> [Record set]:
□ □ □ □ □
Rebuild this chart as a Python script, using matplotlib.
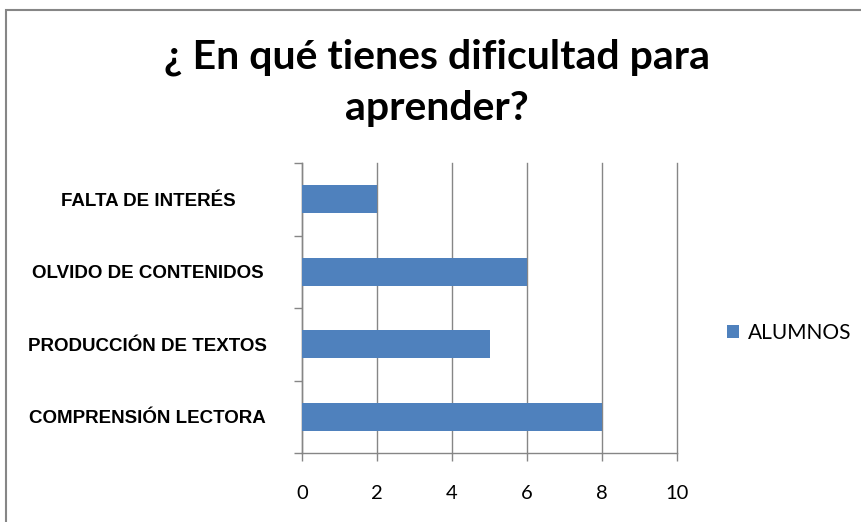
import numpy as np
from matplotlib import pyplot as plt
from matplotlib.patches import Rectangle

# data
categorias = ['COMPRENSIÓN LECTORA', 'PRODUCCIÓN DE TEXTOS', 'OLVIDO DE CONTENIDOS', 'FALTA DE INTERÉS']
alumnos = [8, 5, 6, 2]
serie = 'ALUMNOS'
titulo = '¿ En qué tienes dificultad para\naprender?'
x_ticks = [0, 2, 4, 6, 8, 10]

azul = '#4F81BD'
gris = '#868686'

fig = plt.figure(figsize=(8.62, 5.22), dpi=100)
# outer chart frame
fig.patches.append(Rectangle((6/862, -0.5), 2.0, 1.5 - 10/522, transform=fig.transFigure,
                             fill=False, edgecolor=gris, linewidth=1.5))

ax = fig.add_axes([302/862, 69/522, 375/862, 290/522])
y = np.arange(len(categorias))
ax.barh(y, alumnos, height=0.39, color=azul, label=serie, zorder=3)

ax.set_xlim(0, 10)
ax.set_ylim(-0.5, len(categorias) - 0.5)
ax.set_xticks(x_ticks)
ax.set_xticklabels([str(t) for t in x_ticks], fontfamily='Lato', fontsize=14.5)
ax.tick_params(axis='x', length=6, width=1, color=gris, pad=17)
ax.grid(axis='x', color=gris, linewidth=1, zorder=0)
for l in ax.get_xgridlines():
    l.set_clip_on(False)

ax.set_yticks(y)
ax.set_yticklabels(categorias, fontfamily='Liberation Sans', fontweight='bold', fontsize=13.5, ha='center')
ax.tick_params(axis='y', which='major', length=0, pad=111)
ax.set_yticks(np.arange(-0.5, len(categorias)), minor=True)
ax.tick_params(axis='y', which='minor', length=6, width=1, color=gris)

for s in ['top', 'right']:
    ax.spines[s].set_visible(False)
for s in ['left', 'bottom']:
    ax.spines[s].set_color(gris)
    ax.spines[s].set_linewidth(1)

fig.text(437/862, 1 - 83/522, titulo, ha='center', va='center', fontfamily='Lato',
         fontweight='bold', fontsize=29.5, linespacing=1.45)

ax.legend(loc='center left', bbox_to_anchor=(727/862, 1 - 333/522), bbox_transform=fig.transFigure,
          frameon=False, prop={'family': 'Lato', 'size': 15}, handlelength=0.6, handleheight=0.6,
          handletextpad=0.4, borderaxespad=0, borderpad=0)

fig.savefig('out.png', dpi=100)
□ □ □ □ □
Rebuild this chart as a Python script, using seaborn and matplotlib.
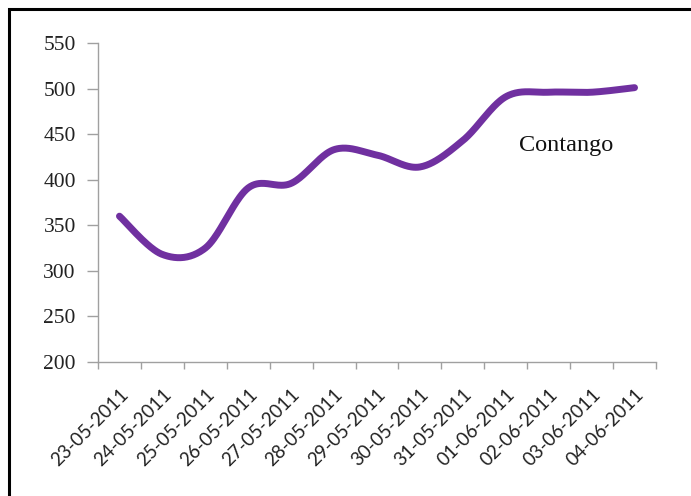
□ □ □ □ □
Show all lines from the records above where the word "Python" occurs.

Rebuild this chart as a Python script, using matplotlib.
Rebuild this chart as a Python script, using seaborn and matplotlib.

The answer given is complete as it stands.